MATERIAL:
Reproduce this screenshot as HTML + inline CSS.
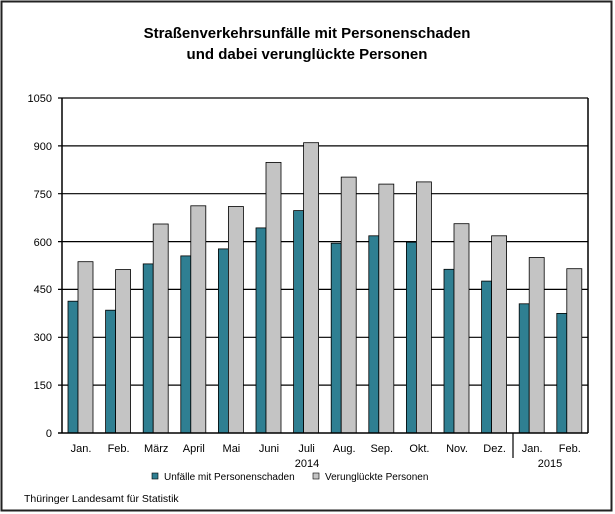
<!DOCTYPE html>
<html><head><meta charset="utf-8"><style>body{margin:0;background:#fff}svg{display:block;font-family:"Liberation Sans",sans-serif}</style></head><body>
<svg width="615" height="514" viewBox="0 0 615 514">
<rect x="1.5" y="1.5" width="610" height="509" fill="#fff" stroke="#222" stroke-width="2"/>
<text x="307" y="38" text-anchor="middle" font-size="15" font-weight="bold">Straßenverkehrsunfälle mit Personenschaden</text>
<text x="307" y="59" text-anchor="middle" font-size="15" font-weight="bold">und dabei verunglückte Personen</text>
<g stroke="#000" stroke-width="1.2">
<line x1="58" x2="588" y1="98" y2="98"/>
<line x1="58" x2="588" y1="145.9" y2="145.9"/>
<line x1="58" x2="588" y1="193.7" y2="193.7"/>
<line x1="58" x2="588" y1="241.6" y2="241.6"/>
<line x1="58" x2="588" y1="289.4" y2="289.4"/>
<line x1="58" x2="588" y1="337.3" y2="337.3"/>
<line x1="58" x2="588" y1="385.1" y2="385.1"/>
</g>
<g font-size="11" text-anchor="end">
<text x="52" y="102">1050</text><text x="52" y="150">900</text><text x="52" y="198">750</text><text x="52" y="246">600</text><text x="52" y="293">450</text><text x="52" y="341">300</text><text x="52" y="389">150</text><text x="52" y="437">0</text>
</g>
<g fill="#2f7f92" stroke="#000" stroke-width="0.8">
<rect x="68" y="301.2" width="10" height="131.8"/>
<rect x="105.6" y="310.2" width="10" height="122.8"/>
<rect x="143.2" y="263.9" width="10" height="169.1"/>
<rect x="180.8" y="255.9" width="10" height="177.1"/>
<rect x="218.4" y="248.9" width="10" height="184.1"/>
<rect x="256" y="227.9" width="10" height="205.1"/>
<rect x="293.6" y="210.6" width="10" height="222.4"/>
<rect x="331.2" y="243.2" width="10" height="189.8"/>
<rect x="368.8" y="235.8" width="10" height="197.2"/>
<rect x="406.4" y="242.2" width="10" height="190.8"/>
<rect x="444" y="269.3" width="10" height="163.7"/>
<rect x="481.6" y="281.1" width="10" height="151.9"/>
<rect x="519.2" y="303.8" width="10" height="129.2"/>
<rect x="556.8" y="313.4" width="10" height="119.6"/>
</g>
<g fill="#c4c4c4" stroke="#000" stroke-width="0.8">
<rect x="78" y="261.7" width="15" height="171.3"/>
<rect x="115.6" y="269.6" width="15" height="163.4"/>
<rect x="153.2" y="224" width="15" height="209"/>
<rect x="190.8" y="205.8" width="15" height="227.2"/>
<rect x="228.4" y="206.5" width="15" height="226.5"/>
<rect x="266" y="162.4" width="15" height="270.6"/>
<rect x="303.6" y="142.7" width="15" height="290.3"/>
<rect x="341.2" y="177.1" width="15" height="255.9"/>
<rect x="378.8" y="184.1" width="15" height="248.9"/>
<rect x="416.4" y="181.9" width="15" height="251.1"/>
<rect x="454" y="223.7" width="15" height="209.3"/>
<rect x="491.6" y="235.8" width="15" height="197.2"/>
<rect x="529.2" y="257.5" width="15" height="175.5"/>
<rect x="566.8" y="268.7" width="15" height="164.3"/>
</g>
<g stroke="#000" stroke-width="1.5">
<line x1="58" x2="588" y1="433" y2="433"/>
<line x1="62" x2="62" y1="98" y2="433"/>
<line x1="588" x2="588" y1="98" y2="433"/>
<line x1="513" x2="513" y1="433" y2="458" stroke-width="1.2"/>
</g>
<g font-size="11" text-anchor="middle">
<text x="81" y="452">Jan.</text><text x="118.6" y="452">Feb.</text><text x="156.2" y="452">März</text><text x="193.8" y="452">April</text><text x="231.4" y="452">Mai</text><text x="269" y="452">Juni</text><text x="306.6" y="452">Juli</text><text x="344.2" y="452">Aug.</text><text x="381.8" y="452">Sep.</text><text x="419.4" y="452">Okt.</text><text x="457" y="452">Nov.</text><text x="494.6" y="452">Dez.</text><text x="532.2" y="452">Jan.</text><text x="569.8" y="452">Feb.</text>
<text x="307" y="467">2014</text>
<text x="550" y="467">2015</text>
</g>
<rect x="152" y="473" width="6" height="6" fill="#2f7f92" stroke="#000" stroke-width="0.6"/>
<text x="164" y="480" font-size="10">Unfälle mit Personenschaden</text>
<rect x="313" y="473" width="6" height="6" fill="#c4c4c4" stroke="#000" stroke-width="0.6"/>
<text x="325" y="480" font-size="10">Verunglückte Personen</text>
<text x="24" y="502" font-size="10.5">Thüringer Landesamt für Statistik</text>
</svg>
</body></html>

EXERCISE REQUIREMENTS: Without the pictures, write out all of the material exactly.

SOLVED PROBLEM:
Reproduce this screenshot as HTML + inline CSS.
<!DOCTYPE html>
<html><head><meta charset="utf-8"><style>body{margin:0;background:#fff}svg{display:block;font-family:"Liberation Sans",sans-serif}</style></head><body>
<svg width="615" height="514" viewBox="0 0 615 514">
<rect x="1.5" y="1.5" width="610" height="509" fill="#fff" stroke="#222" stroke-width="2"/>
<text x="307" y="38" text-anchor="middle" font-size="15" font-weight="bold">Straßenverkehrsunfälle mit Personenschaden</text>
<text x="307" y="59" text-anchor="middle" font-size="15" font-weight="bold">und dabei verunglückte Personen</text>
<g stroke="#000" stroke-width="1.2">
<line x1="58" x2="588" y1="98" y2="98"/>
<line x1="58" x2="588" y1="145.9" y2="145.9"/>
<line x1="58" x2="588" y1="193.7" y2="193.7"/>
<line x1="58" x2="588" y1="241.6" y2="241.6"/>
<line x1="58" x2="588" y1="289.4" y2="289.4"/>
<line x1="58" x2="588" y1="337.3" y2="337.3"/>
<line x1="58" x2="588" y1="385.1" y2="385.1"/>
</g>
<g font-size="11" text-anchor="end">
<text x="52" y="102">1050</text><text x="52" y="150">900</text><text x="52" y="198">750</text><text x="52" y="246">600</text><text x="52" y="293">450</text><text x="52" y="341">300</text><text x="52" y="389">150</text><text x="52" y="437">0</text>
</g>
<g fill="#2f7f92" stroke="#000" stroke-width="0.8">
<rect x="68" y="301.2" width="10" height="131.8"/>
<rect x="105.6" y="310.2" width="10" height="122.8"/>
<rect x="143.2" y="263.9" width="10" height="169.1"/>
<rect x="180.8" y="255.9" width="10" height="177.1"/>
<rect x="218.4" y="248.9" width="10" height="184.1"/>
<rect x="256" y="227.9" width="10" height="205.1"/>
<rect x="293.6" y="210.6" width="10" height="222.4"/>
<rect x="331.2" y="243.2" width="10" height="189.8"/>
<rect x="368.8" y="235.8" width="10" height="197.2"/>
<rect x="406.4" y="242.2" width="10" height="190.8"/>
<rect x="444" y="269.3" width="10" height="163.7"/>
<rect x="481.6" y="281.1" width="10" height="151.9"/>
<rect x="519.2" y="303.8" width="10" height="129.2"/>
<rect x="556.8" y="313.4" width="10" height="119.6"/>
</g>
<g fill="#c4c4c4" stroke="#000" stroke-width="0.8">
<rect x="78" y="261.7" width="15" height="171.3"/>
<rect x="115.6" y="269.6" width="15" height="163.4"/>
<rect x="153.2" y="224" width="15" height="209"/>
<rect x="190.8" y="205.8" width="15" height="227.2"/>
<rect x="228.4" y="206.5" width="15" height="226.5"/>
<rect x="266" y="162.4" width="15" height="270.6"/>
<rect x="303.6" y="142.7" width="15" height="290.3"/>
<rect x="341.2" y="177.1" width="15" height="255.9"/>
<rect x="378.8" y="184.1" width="15" height="248.9"/>
<rect x="416.4" y="181.9" width="15" height="251.1"/>
<rect x="454" y="223.7" width="15" height="209.3"/>
<rect x="491.6" y="235.8" width="15" height="197.2"/>
<rect x="529.2" y="257.5" width="15" height="175.5"/>
<rect x="566.8" y="268.7" width="15" height="164.3"/>
</g>
<g stroke="#000" stroke-width="1.5">
<line x1="58" x2="588" y1="433" y2="433"/>
<line x1="62" x2="62" y1="98" y2="433"/>
<line x1="588" x2="588" y1="98" y2="433"/>
<line x1="513" x2="513" y1="433" y2="458" stroke-width="1.2"/>
</g>
<g font-size="11" text-anchor="middle">
<text x="81" y="452">Jan.</text><text x="118.6" y="452">Feb.</text><text x="156.2" y="452">März</text><text x="193.8" y="452">April</text><text x="231.4" y="452">Mai</text><text x="269" y="452">Juni</text><text x="306.6" y="452">Juli</text><text x="344.2" y="452">Aug.</text><text x="381.8" y="452">Sep.</text><text x="419.4" y="452">Okt.</text><text x="457" y="452">Nov.</text><text x="494.6" y="452">Dez.</text><text x="532.2" y="452">Jan.</text><text x="569.8" y="452">Feb.</text>
<text x="307" y="467">2014</text>
<text x="550" y="467">2015</text>
</g>
<rect x="152" y="473" width="6" height="6" fill="#2f7f92" stroke="#000" stroke-width="0.6"/>
<text x="164" y="480" font-size="10">Unfälle mit Personenschaden</text>
<rect x="313" y="473" width="6" height="6" fill="#c4c4c4" stroke="#000" stroke-width="0.6"/>
<text x="325" y="480" font-size="10">Verunglückte Personen</text>
<text x="24" y="502" font-size="10.5">Thüringer Landesamt für Statistik</text>
</svg>
</body></html>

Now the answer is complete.